Several years prior to 9/11, I watched a good friend pass the finish line during the Boston Marathon, and I have joyous memories from that event. Standing by the finish line was exhilarating and I remember his wife running to congratulate him full of glee.
Who would have ever expected for lives to be lost at the finish line? Who could imagine so many lives would be ruined by fulfilling a life dream?
I can’t even imagine the 8 year-old who ran to the finish line to hug his dad who was completing the race. Alive one second, gone the next. And his family members whose lives are in danger, whilst having to cope with the loss of his life. His six year-old sister, who was a dancer, and may have to have her second leg amputated. Her mother who was critically injured and may not be able to care for her family when this is over.
The reality of this bombing is different for me. Thirteen years later, I have two children. One who is eight and could have easily been that child.
My children noticed the look of fear on our faces as we entered security in the airport, after being cruelly reminded that we are living in a tougher world than ever.
Looking for answers on how to explain this to my children, I turned to Save the Children. They recommend these 10 tips to help parents, teachers, grandparents and caregivers:
1. Limit television time. While it can be important for adults to stay informed about the situation, television images and reports may be confusing and frightening for children. Watching too many television reports can overwhelm children and even adults. So, limit the number of television reports about the situation you and your children watch.
2. Listen to your children carefully. Try to find out what your child knows and understands about the situation before responding to their questions. Children can experience stress when they do not understand dangerous experiences. Find out what your child knows about the crisis. Then, talk to your child to help him or her understand the situation and ease their concerns.
3. Give children reassurance. Tell children that adults are doing everything they can to protect and help children who have been affected by the tragedy. Also, let them know that if an emergency happens, your main concern would be their safety. Make sure they know they are being protected.

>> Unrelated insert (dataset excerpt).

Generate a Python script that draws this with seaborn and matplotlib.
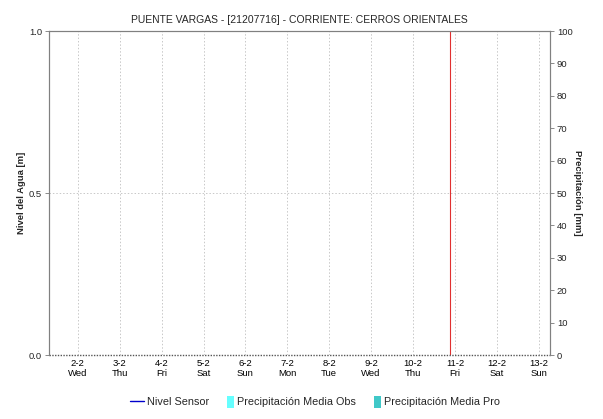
import matplotlib
matplotlib.use("Agg")
import matplotlib.pyplot as plt
import seaborn as sns
import numpy as np
import pandas as pd
from matplotlib.lines import Line2D
from matplotlib.patches import Patch, Rectangle
from matplotlib.legend_handler import HandlerPatch

# ---- data ----
day_numbers = [2, 3, 4, 5, 6, 7, 8, 9, 10, 11, 12, 13]
day_labels = ["2-2", "3-2", "4-2", "5-2", "6-2", "7-2", "8-2", "9-2", "10-2", "11-2", "12-2", "13-2"]
weekday_labels = ["Wed", "Thu", "Fri", "Sat", "Sun", "Mon", "Tue", "Wed", "Thu", "Fri", "Sat", "Sun"]
x_start, x_end = 1.31, 13.27
now_marker = 10.88          # red vertical line (current time)
nivel_time = []             # no sensor data in the window
nivel_values = []
precip_obs = []
precip_pro = []
level_ticks = [0.0, 0.5, 1.0]
precip_ticks = list(range(0, 101, 10))

sns.set_theme(style="white")
plt.rcParams['font.family'] = ['Liberation Sans', 'DejaVu Sans']

fig = plt.figure(figsize=(6.03, 4.19), dpi=100)
ax = fig.add_axes([49/603, 1-355/419, (550-49)/603, (355-31)/419])
ax2 = ax.twinx()

df = pd.DataFrame({"t": pd.Series(nivel_time, dtype=float), "nivel": pd.Series(nivel_values, dtype=float)})
sns.lineplot(data=df, x="t", y="nivel", ax=ax, color="#0000cc", linewidth=1)

ax.set_xlim(x_start, x_end)
ax.set_ylim(0, 1)
ax2.set_ylim(0, 100)

ax.set_xticks(day_numbers)
ax.set_xticklabels([f"{d}\n{w}" for d, w in zip(day_labels, weekday_labels)], fontsize=6.8, linespacing=1.1)
ax.set_yticks(level_ticks)
ax.set_yticklabels([f"{v:.1f}" for v in level_ticks], fontsize=6.8)
ax2.set_yticks(precip_ticks)
ax2.set_yticklabels([str(v) for v in precip_ticks], fontsize=6.8)

ax.tick_params(axis='x', length=0, pad=3, colors="#000000")
ax.tick_params(axis='y', length=3, width=0.6, color="#777777", pad=2, left=True)
ax2.tick_params(axis='y', length=3, width=0.6, color="#777777", pad=2, right=True)

# grid
for d in day_numbers:
    ax.axvline(d, color="#c8c8c8", linestyle=(0, (1.5, 2)), linewidth=0.7, zorder=0)
ax.axhline(0.5, color="#c8c8c8", linestyle=(0, (1.5, 2)), linewidth=0.7, zorder=0)

ax.axvline(now_marker, color="#e03030", linewidth=0.8)

for a in (ax, ax2):
    for s in ("left", "right", "top"):
        a.spines[s].set_color("#808080")
        a.spines[s].set_linewidth(0.8)
    a.spines["bottom"].set_visible(False)
ax.axhline(0, color="#555555", linestyle=(0, (1, 1)), linewidth=1.0, clip_on=False)

ax.set_xlabel("")
ax.set_ylabel("Nivel del Agua [m]", fontsize=6.8, fontweight="bold", labelpad=2)
ax2.set_ylabel("Precipitación [mm]", fontsize=6.8, fontweight="bold", rotation=270, labelpad=7)
ax.set_title("PUENTE VARGAS - [21207716] - CORRIENTE: CERROS ORIENTALES", fontsize=7.5, pad=6)


class NarrowPatch(HandlerPatch):
    def create_artists(self, legend, orig_handle, xdescent, ydescent, width, height, fontsize, trans):
        w = 5.0
        h = height * 1.25
        r = Rectangle((width - w - xdescent, -ydescent - (h - height) / 2), w, h,
                      facecolor=orig_handle.get_facecolor(), edgecolor="none", transform=trans)
        return [r]


handles = [Line2D([], [], color="#0000cc", linewidth=1),
           Patch(facecolor="#66ffff", edgecolor="none"),
           Patch(facecolor="#40c8c8", edgecolor="none")]
labels = ["Nivel Sensor", "Precipitación Media Obs", "Precipitación Media Pro"]
fig.legend(handles, labels, loc="center", bbox_to_anchor=(315/603, 1-402/419), ncol=3,
           frameon=False, fontsize=7.8, handlelength=1.3, handleheight=1.0, handletextpad=0.3,
           columnspacing=1.0, handler_map={Patch: NarrowPatch()})

fig.savefig("out.png", dpi=100)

4. Be alert for significant changes in behavior. Caregivers should be alert to any significant changes in children’s sleeping patterns, eating habits, and concentration levels. Also watch for wide emotional swings or frequent physical complaints. If any of these actions do happen, they will likely lessen within a short time. If they continue, however, you should seek professional help and counseling for the child.
5. Understand children’s unique needs. Not every child will experience a disaster in the same way. As children develop, their intellectual, physical and emotional abilities change. Younger children will depend largely on their parents to interpret events; older children and adolescents will get information from various sources, such as friends and the media. Remember that children of any age can be affected by a disaster. Provide them all with love, understanding and support.

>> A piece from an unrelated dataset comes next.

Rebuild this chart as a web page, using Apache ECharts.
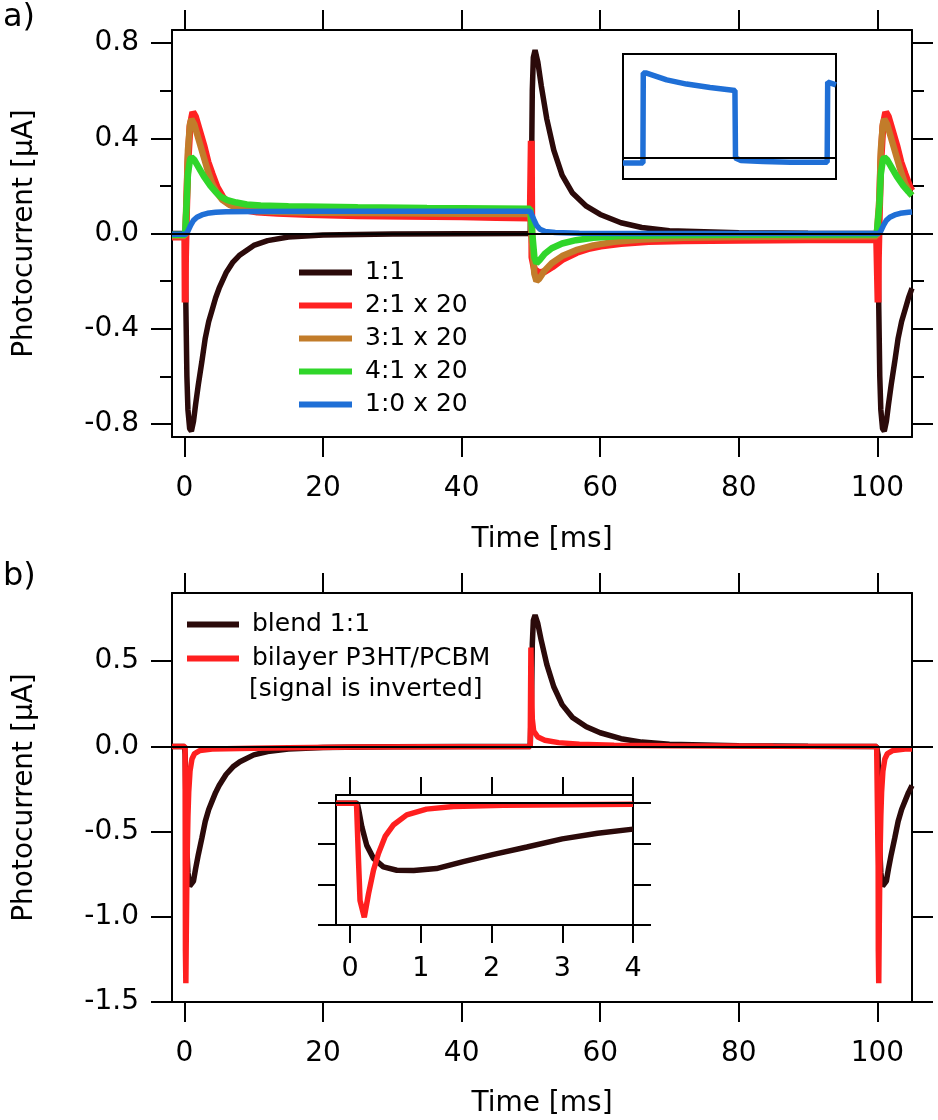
<!DOCTYPE html>
<html><head><meta charset="utf-8">
<script src="https://cdn.jsdelivr.net/npm/echarts@6/dist/echarts.min.js"></script>
<style>html,body{margin:0;padding:0;background:#fff}#c{width:938px;height:1120px}</style>
</head><body><div id="c"></div>
<script>
// ---------- tick / label values ----------
const xTicks = [0, 20, 40, 60, 80, 100];
const yTicksA = [-0.8, -0.4, 0, 0.4, 0.8];
const yMinorA = [-0.6, -0.2, 0.2, 0.6];
const yTicksB = [-1.5, -1, -0.5, 0, 0.5];
const xTicksIn = [0, 1, 2, 3, 4];
const yTicksIn = [-1.5, -1, -0.5, 0];

const namesA = ['1:1', '2:1 x 20', '3:1 x 20', '4:1 x 20', '1:0 x 20'];
const namesB = ['blend 1:1', 'bilayer P3HT/PCBM'];

// panel a, 1:1 (also "blend 1:1" in panel b): time [ms] / photocurrent [uA]
const t11 = [-1.8,0,0.1,0.2,0.35,0.5,0.75,1.0,1.3,1.6,2.0,2.5,3.0,3.5,4.0,4.5,5.0,6,7,8,10,12,15,20,30,40,49.9,
  50,50.1,50.2,50.35,50.6,51,51.5,52.3,53.3,54.5,56,58,60,63,66,70,80,90,99.9,
  100,100.1,100.2,100.35,100.5,100.75,101,101.3,101.6,102,102.5,103,103.5,104,104.5,105];
const v11 = [0,0,-0.05,-0.3,-0.6,-0.74,-0.82,-0.83,-0.79,-0.72,-0.635,-0.54,-0.44,-0.37,-0.32,-0.27,-0.23,-0.165,-0.12,-0.09,-0.05,-0.03,-0.015,-0.006,-0.002,-0.001,0,
  0,0.3,0.6,0.74,0.77,0.72,0.62,0.48,0.35,0.245,0.17,0.115,0.08,0.045,0.025,0.012,0.003,0.001,0,
  0,-0.05,-0.3,-0.6,-0.74,-0.82,-0.83,-0.79,-0.72,-0.635,-0.54,-0.44,-0.37,-0.32,-0.27,-0.23];
// 2:1 x 20
const t21 = [-1.8,0.05,0.1,0.15,0.3,0.5,0.8,1.2,1.6,2.2,2.8,3.4,4.0,4.7,5.5,6.2,7.5,8.6,10.5,13.4,18,25,32,40,45,49.9,
  50.0,50.05,50.15,50.5,51.2,52.0,53.1,54.5,56.6,58.5,60.1,63,67,72,80,90,99.9,
  100.05,100.1,100.15,100.3,100.5,100.8,101.2,101.6,102.2,102.8,103.4,104.0,104.7,105];
const v21 = [-0.015,-0.015,-0.29,-0.1,0.1,0.3,0.45,0.51,0.49,0.43,0.37,0.3,0.25,0.195,0.155,0.13,0.11,0.1,0.09,0.085,0.08,0.075,0.072,0.07,0.067,0.065,
  0.065,0.39,-0.1,-0.15,-0.165,-0.16,-0.14,-0.11,-0.08,-0.062,-0.053,-0.042,-0.034,-0.03,-0.028,-0.026,-0.025,
  -0.025,-0.29,-0.1,0.1,0.3,0.45,0.51,0.49,0.43,0.37,0.3,0.25,0.195,0.18];
// 3:1 x 20
const t31 = [-1.8,0.1,0.3,0.5,0.8,1.0,1.4,2.0,2.8,3.4,4.0,4.7,5.5,6.5,8,10,14,20,30,40,49.9,
  50.0,50.2,50.5,50.8,51.2,52,53,54.5,56.5,59,62,66,72,80,90,99.9,
  100.1,100.3,100.5,100.8,101.0,101.4,102.0,102.8,103.4,104.0,104.7,105];
const v31 = [-0.01,-0.01,0.15,0.35,0.46,0.48,0.46,0.4,0.32,0.26,0.21,0.17,0.14,0.12,0.105,0.095,0.09,0.087,0.085,0.083,0.082,
  0.082,-0.05,-0.17,-0.2,-0.19,-0.155,-0.125,-0.095,-0.07,-0.05,-0.035,-0.025,-0.018,-0.015,-0.013,-0.012,
  -0.012,0.15,0.35,0.46,0.48,0.46,0.4,0.32,0.26,0.21,0.17,0.16];
// 4:1 x 20
const t41 = [-1.8,0.1,0.3,0.5,0.8,1.0,1.4,2.0,2.8,3.75,4.5,5.2,6.2,7.5,9,11,15,25,35,45,49.9,
  50.0,50.2,50.5,50.8,51.3,52,53,54.5,56.5,59,63,70,80,99.9,
  100.1,100.3,100.5,100.8,101.0,101.4,102.0,102.8,103.75,104.5,105];
const v41 = [-0.005,-0.005,0.12,0.25,0.31,0.32,0.31,0.28,0.24,0.2,0.175,0.155,0.14,0.13,0.122,0.118,0.115,0.11,0.107,0.105,0.104,
  0.104,0.0,-0.1,-0.125,-0.11,-0.085,-0.062,-0.042,-0.028,-0.018,-0.011,-0.007,-0.005,-0.004,
  -0.004,0.12,0.25,0.31,0.32,0.31,0.28,0.24,0.2,0.175,0.16];
// 1:0 x 20
const t10 = [-1.8,0.2,0.5,0.9,1.3,1.8,2.5,3.3,4.5,6,10,20,35,49.9,
  50.1,50.4,50.8,51.3,52,53.5,57,65,80,99.9,
  100.2,100.5,100.9,101.3,101.8,102.5,103.3,104.5,105];
const v10 = [-0.003,-0.003,0.01,0.035,0.055,0.068,0.078,0.085,0.089,0.091,0.092,0.093,0.093,0.093,
  0.085,0.06,0.035,0.018,0.009,0.004,0.001,0,0,0,
  0,0.01,0.035,0.055,0.068,0.078,0.085,0.089,0.09];
// inset of panel a (1:0 trace)
const tInA = [-11,-0.2,0,1.8,12.7,23.5,36.2,49.7,50.0,53,65,80,99.7,100,101,104.5];
const vInA = [-0.006,-0.006,0.1,0.1,0.092,0.087,0.083,0.0795,0.0,-0.003,-0.004,-0.005,-0.005,0.0894,0.0894,0.086];
// panel b: bilayer P3HT/PCBM
const tBi = [-1.8,0.09,0.118,0.14,0.2,0.26,0.33,0.4,0.5,0.61,0.8,1.08,1.46,2.2,3.1,4.0,6,10,15,25,35,49.9,
  50.0,50.08,50.2,50.4,51,52,54,57,62,70,85,99.9,
  100.09,100.118,100.14,100.2,100.26,100.33,100.4,100.5,100.61,100.8,101.08,101.46,102.2,103.1,104,105];
const vBi = [0,0,-0.7,-1.2,-1.39,-1.115,-0.826,-0.62,-0.41,-0.27,-0.145,-0.074,-0.042,-0.025,-0.02,-0.016,-0.014,-0.011,-0.008,-0.004,-0.002,0,
  0.58,0.38,0.16,0.09,0.055,0.036,0.022,0.012,0.006,0.003,0.001,0,
  0,-0.7,-1.2,-1.39,-1.115,-0.826,-0.62,-0.41,-0.27,-0.145,-0.074,-0.042,-0.025,-0.02,-0.016,-0.015];
// inset of panel b (first 4 ms)
const tInBk = [-0.2,0.1,0.12,0.165,0.235,0.33,0.47,0.66,0.9,1.22,1.6,2.03,2.5,3.0,3.5,4.0];
const vInBk = [0,0,-0.08,-0.29,-0.52,-0.68,-0.785,-0.826,-0.83,-0.806,-0.72,-0.63,-0.54,-0.44,-0.37,-0.32];
const tInBr = [-0.2,0.09,0.118,0.14,0.2,0.26,0.33,0.4,0.495,0.61,0.8,1.08,1.46,2.17,3.1,4.0];
const vInBr = [0,0,-0.7,-1.2,-1.405,-1.115,-0.826,-0.62,-0.41,-0.27,-0.145,-0.074,-0.042,-0.025,-0.02,-0.015];

// ---------- build ----------
const FONT = 'DejaVu Sans';
const C = { k: '#2b0a0a', r: '#ff2222', o: '#c27c2a', g: '#30d62a', b: '#1f6fd6', r2: '#ff1f1f' };
const P = (t, v) => t.map((x, i) => [x, v[i]]);
const line = () => ({ color: '#000', width: 2 });
const off = () => ({ show: false });
const tick = (vals, len) => ({ show: true, inside: false, length: len, customValues: vals, lineStyle: line() });
const lbl = (vals, size, margin, fmt) => ({ show: true, customValues: vals, fontFamily: FONT, fontSize: size, color: '#000', margin: margin, formatter: fmt });
const nameStyle = () => ({ fontFamily: FONT, fontSize: 28, color: '#000' });
const ax = (o) => Object.assign({ type: 'value', splitLine: off(), axisLine: { show: true, onZero: false, lineStyle: line() } }, o);
const hiddenLine = () => ({ show: false, onZero: false });

const xAxis = [
  ax({ gridIndex: 0, min: -1.8, max: 105, position: 'bottom', axisTick: tick(xTicks, 20), axisLabel: lbl(xTicks, 28, 38, v => String(v)),
    name: 'Time [ms]', nameLocation: 'middle', nameGap: 89, nameTextStyle: nameStyle() }),
  ax({ gridIndex: 0, min: -1.8, max: 105, position: 'top', axisTick: tick(xTicks, 20), axisLabel: off() }),
  ax({ gridIndex: 1, min: -11, max: 104.5, show: false }),
  ax({ gridIndex: 2, min: -1.8, max: 105, position: 'bottom', axisTick: tick(xTicks, 20), axisLabel: lbl(xTicks, 28, 38, v => String(v)),
    name: 'Time [ms]', nameLocation: 'middle', nameGap: 88, nameTextStyle: nameStyle() }),
  ax({ gridIndex: 2, min: -1.8, max: 105, position: 'top', axisTick: tick(xTicks, 20), axisLabel: off() }),
  ax({ gridIndex: 3, min: -0.2, max: 4, position: 'bottom', axisTick: tick(xTicksIn, 18), axisLabel: lbl(xTicksIn, 27, 30, v => String(v)) }),
  ax({ gridIndex: 3, min: -0.2, max: 4, position: 'top', axisTick: tick(xTicksIn, 18), axisLabel: off() })
];
const yAxis = [
  ax({ gridIndex: 0, min: -0.855, max: 0.855, position: 'left', axisTick: tick(yTicksA, 21), axisLabel: lbl(yTicksA, 28, 33, v => v.toFixed(1)),
    name: 'Photocurrent [µA]', nameLocation: 'middle', nameGap: 133, nameTextStyle: nameStyle() }),
  ax({ gridIndex: 0, min: -0.855, max: 0.855, position: 'right', axisTick: tick(yTicksA, 21), axisLabel: off() }),
  ax({ gridIndex: 0, min: -0.855, max: 0.855, position: 'left', axisLine: hiddenLine(), axisTick: tick(yMinorA, 12), axisLabel: off() }),
  ax({ gridIndex: 0, min: -0.855, max: 0.855, position: 'right', axisLine: hiddenLine(), axisTick: tick(yMinorA, 12), axisLabel: off() }),
  ax({ gridIndex: 1, min: -0.0247, max: 0.1224, show: false }),
  ax({ gridIndex: 2, min: -1.5, max: 0.9, position: 'left', axisTick: tick(yTicksB, 21), axisLabel: lbl(yTicksB, 28, 33, v => v.toFixed(1)),
    name: 'Photocurrent [µA]', nameLocation: 'middle', nameGap: 133, nameTextStyle: nameStyle() }),
  ax({ gridIndex: 2, min: -1.5, max: 0.9, position: 'right', axisTick: tick(yTicksB, 21), axisLabel: off() }),
  ax({ gridIndex: 3, min: -1.5, max: 0.1, position: 'left', axisTick: tick(yTicksIn, 18), axisLabel: off() }),
  ax({ gridIndex: 3, min: -1.5, max: 0.1, position: 'right', axisTick: tick(yTicksIn, 18), axisLabel: off() })
];
const zero = () => ({ markLine: { silent: true, symbol: ['none', 'none'], label: { show: false }, animation: false,
  lineStyle: { color: '#000', width: 2, type: 'solid' }, data: [{ yAxis: 0 }] } });
function S(name, xi, yi, data, color, width, extra) {
  return Object.assign({ type: 'line', name: name, xAxisIndex: xi, yAxisIndex: yi, data: data, color: color,
    showSymbol: false, symbol: 'none', silent: true, animation: false,
    lineStyle: { color: color, width: width } }, extra || {});
}
const series = [
  S('1:1', 0, 0, P(t11, v11), C.k, 5.5, zero()),
  S('2:1 x 20', 0, 0, P(t21, v21), C.r, 7),
  S('3:1 x 20', 0, 0, P(t31, v31), C.o, 6.5),
  S('4:1 x 20', 0, 0, P(t41, v41), C.g, 6.5),
  S('1:0 x 20', 0, 0, P(t10, v10), C.b, 5.5),
  S('inset a', 2, 4, P(tInA, vInA), C.b, 5.5, zero()),
  S('blend 1:1', 3, 5, P(t11, v11), C.k, 5.5, zero()),
  S('bilayer P3HT/PCBM', 3, 5, P(tBi, vBi), C.r2, 5.5),
  S('inset b blend', 5, 7, P(tInBk, vInBk), C.k, 5.5, zero()),
  S('inset b bilayer', 5, 7, P(tInBr, vInBr), C.r2, 5.5)
];
const legendText = () => ({ fontFamily: FONT, fontSize: 25, color: '#000', padding: [0, 0, 0, 8] });

const option = {
  backgroundColor: '#fff',
  animation: false,
  grid: [
    { left: 172, top: 30, width: 740, height: 407, outerBoundsMode: 'none' },
    { left: 623, top: 54, width: 213, height: 125, show: true, borderColor: '#000', borderWidth: 2, backgroundColor: 'transparent', outerBoundsMode: 'none' },
    { left: 172, top: 593, width: 740, height: 409, outerBoundsMode: 'none' },
    { left: 336, top: 795, width: 297, height: 130, outerBoundsMode: 'none' }
  ],
  xAxis: xAxis, yAxis: yAxis,
  legend: [
    { data: namesA, orient: 'vertical', left: 299, top: 260, itemWidth: 53, itemHeight: 6, itemGap: 8, icon: 'rect',
      textStyle: legendText(), padding: 0, selectedMode: false },
    { data: namesB, orient: 'vertical', left: 187, top: 612, itemWidth: 52, itemHeight: 6, itemGap: 9, icon: 'rect',
      textStyle: legendText(), padding: 0, selectedMode: false }
  ],
  graphic: [
    { type: 'text', left: 3, top: 2, style: { text: 'a)', fontFamily: FONT, fontSize: 32, fill: '#000' } },
    { type: 'text', left: 3, top: 561, style: { text: 'b)', fontFamily: FONT, fontSize: 32, fill: '#000' } },
    { type: 'text', left: 249, top: 677, style: { text: '[signal is inverted]', fontFamily: FONT, fontSize: 25, fill: '#000' } }
  ],
  series: series
};

const chart = echarts.init(document.getElementById('c'), null, { renderer: 'canvas', width: 938, height: 1120 });
try { chart.setOption(option); } catch (e) { console.error(e); }
</script></body></html>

6. Give your children extra time and attention. Children need close, personal attention to know they are safe. Talk, play and, most importantly, listen to them. Find time to engage in special activities with children of all ages.
7. Be a model for your children. Your children will learn how to deal with these events by seeing how you respond. The amount you tell children about how you’re feeling should depend on the age and maturity of the child. You may be able to disclose more to older or more mature children but remember to do so calmly.

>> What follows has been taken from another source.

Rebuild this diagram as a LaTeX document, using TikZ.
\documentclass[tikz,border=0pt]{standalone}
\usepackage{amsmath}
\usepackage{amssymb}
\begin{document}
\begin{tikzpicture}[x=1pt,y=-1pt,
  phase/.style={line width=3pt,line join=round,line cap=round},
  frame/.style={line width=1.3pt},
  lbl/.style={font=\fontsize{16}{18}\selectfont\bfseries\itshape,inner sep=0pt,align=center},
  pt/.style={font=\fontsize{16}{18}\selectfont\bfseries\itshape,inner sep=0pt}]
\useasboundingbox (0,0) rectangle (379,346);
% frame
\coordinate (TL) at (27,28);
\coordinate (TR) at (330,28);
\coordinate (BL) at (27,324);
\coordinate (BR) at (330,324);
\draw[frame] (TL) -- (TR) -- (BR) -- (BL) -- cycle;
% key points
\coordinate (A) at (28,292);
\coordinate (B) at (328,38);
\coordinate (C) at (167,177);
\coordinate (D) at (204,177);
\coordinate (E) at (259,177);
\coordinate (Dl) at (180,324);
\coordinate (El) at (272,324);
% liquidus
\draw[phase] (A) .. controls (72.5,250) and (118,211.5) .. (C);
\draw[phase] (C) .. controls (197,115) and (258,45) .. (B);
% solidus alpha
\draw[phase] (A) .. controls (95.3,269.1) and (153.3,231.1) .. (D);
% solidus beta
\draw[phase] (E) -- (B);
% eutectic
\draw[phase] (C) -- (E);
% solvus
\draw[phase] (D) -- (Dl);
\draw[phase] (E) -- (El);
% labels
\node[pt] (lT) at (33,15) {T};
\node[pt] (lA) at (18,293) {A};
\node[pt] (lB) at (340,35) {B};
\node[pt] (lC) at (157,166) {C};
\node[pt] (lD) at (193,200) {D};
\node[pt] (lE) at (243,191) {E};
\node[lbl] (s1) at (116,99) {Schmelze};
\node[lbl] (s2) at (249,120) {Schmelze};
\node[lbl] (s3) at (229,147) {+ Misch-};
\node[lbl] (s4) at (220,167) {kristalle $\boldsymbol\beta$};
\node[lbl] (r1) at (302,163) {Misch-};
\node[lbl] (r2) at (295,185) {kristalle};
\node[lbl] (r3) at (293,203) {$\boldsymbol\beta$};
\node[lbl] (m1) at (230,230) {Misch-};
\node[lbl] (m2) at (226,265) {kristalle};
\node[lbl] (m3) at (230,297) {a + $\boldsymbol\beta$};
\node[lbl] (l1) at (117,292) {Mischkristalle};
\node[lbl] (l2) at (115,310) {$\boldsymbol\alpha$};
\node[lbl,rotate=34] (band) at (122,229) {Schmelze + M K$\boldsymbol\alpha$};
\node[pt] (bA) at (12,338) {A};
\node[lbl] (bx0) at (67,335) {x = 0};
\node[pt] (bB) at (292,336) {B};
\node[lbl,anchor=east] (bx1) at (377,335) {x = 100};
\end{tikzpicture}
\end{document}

8. Watch your own behavior. Make a point of being sensitive to those impacted by the crisis. This is an opportunity to teach your children that we all need to help each other.
9. Help your children return to a normal routine. Children usually benefit from routine activities such as set eating times, bed time, and playing with others. Parents should make sure their children’s school is also returning to normal patterns and not spending a lot of time discussing the disaster.
10. Encourage your children to do volunteer work. Helping others can give children a sense of control and security and promote helping behavior. During a disaster, children and adolescents can bring about positive change by supporting those in need.
Let me know your tips. How are you coping this week and how much are you telling your children? How interested are your kids in the crisis and how much do you let them see on TV?